Zwischendurch spricht Eckart von Hirschhausen per Video-Einspielung. Er bekennt, dass Goodall sein Leben verändert habe und appelliert an das Umweltbewusstsein: Man würde doch auch nicht ins eigene Wohnzimmer kacken, oder? Der Maler Gerd Bannuscher bringt ein Gemälde mit, das in den kommenden Wochen für die Jane-Goodall-Stiftung im Internet versteigert wird. Die junge Architektin Marcella Hansch stellt ihr Projekt "Pacific garbage screening" vor, mit dem sie an Flussmündungen Plastikmüll herausfischen will. Dann steht der Schauspieler Hannes Jaenicke neben ihr. Der erzählt, wie Goodall ihn 2010 anlässlich der Bambi-Verleihung beeindruckte, als sie ein halbgefülltes Zuckerbeutelchen aus ihrer Tasche zog, um es in ihren Cappuccino zu schütten. Das sei gelebte Nachhaltigkeit, sagt er.
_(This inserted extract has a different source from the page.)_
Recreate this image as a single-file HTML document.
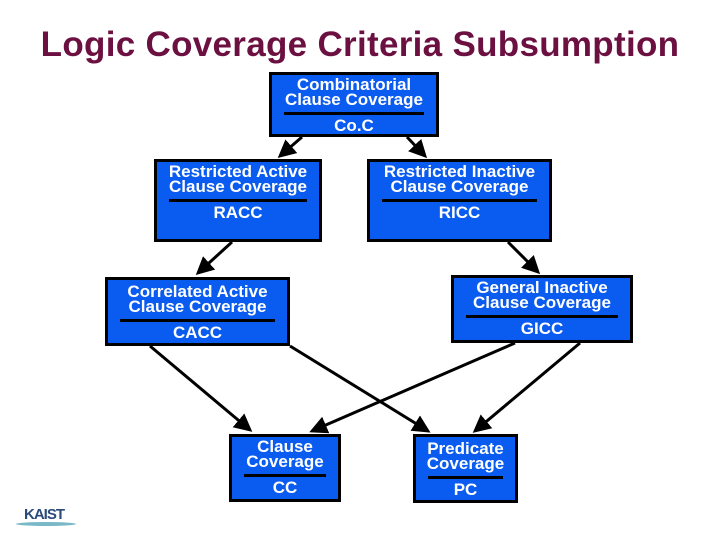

Sie wolle die Menschen erreichen, sagt Goodall. Das klingt kitschig - aber es funktioniert

Letztlich bringt es Schauspielerin Nina Eichinger auf den Punkt. Sie geht im weißen T-Shirt zum bunt gestreiften Rock auf Goodall zu. Das Konterfei David Greybeards, des legendären, gutmütigen Schimpansen, dem die Forscherin durch ihre Beobachtungen so nahe kam, ist auf der Vorderseite zu sehen. Die Projekte und die Reisen von Goodall verschlängen viel Geld, sagt Eichinger, kauft T-Shirts, Bücher, den Film "Jane's journey" oder spendet. "Roots and shoots" ist so ein Projekt, mit dem im Namen Goodalls an Kitas und Schulen jungen Menschen Achtung vor der Natur und ein Bewusstsein für Werte beigebracht werden soll. Im Münchner Westen etwa agieren unter diesem Namen die "Würmranger". Ihnen ist es mitzuverdanken, dass der kleine Fluss aus seinem starren Betonbett herausgefunden hat.

Jane Goodall steht an diesem Abend einmal mehr vor Menschen, weil sie weiß, dass sie ein beispielhaftes Leben geführt hat, gerade als Frau, Jahrgang 1934, als Botschafterin für Frieden und Freiheit, und weil sie trotzdem noch an die Menschen glaubt. Sie wolle deren Herzen erreichen, sagt sie. Das mag kitschig klingen, aber es gelingt ihr. Mit einem kurzen Film berichtet sie von der Schimpansen-Insel im Kongo, wo gerettete Tiere einen Weg zurück in die Wildnis finden. Als sie der mehrmals verletzten "Wounda" die Käfigtür in die grüne Freiheit öffnet, bekommt Goodall unvermittelt eine Schimpansen-Umarmung. Das war nicht der einzige Moment, bei dem im Publikum stille Tränen flossen.